Eng verbunden mit Normalitätsverstößen sind Befürchtungen, dass gesellschaftlicher Wandel überhandnehmen könnte. Mau et al. beschreiben das als Entgrenzungsbefürchtung. Sie beziehen diese auf Migrationsbewegungen nach Deutschland und auf die Abwehr eines „Zuviel“ an Veränderung, was sich dann beispielsweise in Begriffen wie „Flüchtlingswelle“ oder „Migrationsflut“ ausdrückt oder in dem auch im Wahlkampf schon plakatierten Ausruf „Das Boot ist voll“. Neben der Migration nach Deutschland oder in die Europäische Union sind die Entgrenzungsbefürchtungen aber auch auf gesellschaftliche Diskussionen bezogen, durch die die eigene Normalität herausgefordert wird. Wenn so unterschiedliche Themen wie Gender, Rassismus, Migration, Klimawandel, Verkehrs- und Zeitenwende intensiv und gleichzeitig diskutiert werden, wird ein Großteil von Normalität infrage gestellt und es kann in der Summe das Gefühl entstehen, sich entweder (radikal) abgrenzen zu müssen oder nicht mehr mitzukommen. Mau et al. schreiben:
„Momente des befürchteten Kontrollverlustes, in denen es scheint, als führe eine Veränderung allzu rasch zur nächsten und eine kleine Öffnung bald zum völligen Dammbruch, lösen empörte Abwehr aus“ (Mau et al. 2023, S. 277).

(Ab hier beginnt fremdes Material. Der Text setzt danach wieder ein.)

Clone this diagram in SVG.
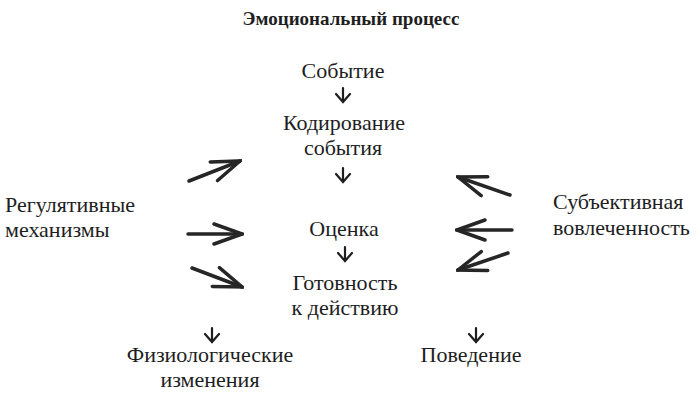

In diesen Kontext gehört ein vierter Triggerpunkt, den Mau et al. als Verhaltenszumutungen bezeichnen. Forderungen nach vegetarischer oder veganer Ernährung, diskriminierungssensibler Sprache, der Reflexion der eigenen (bspw. rassistischen) Selbstverständlichkeiten oder auch des eigenen klimaschädlichen Konsums formulieren in der Konsequenz auch: Wir können nicht so bleiben, wie wir sind. Hier wird deutlich, wie die beschriebenen Triggerpunkte nicht nur die Angehörigen der Mehrheitsgesellschaft betreffen, sondern auch bei marginalisierten Gruppen oder Minderheiten für Aufregung sorgen können. Zum Beispiel wenn Forderungen nach der Akzeptanz geschlechtlicher Vielfalt und einer gendergerechten Sprache neben konservativen Mehrheitsdeutschen bspw. auch konservative migrantische Communitys triggern.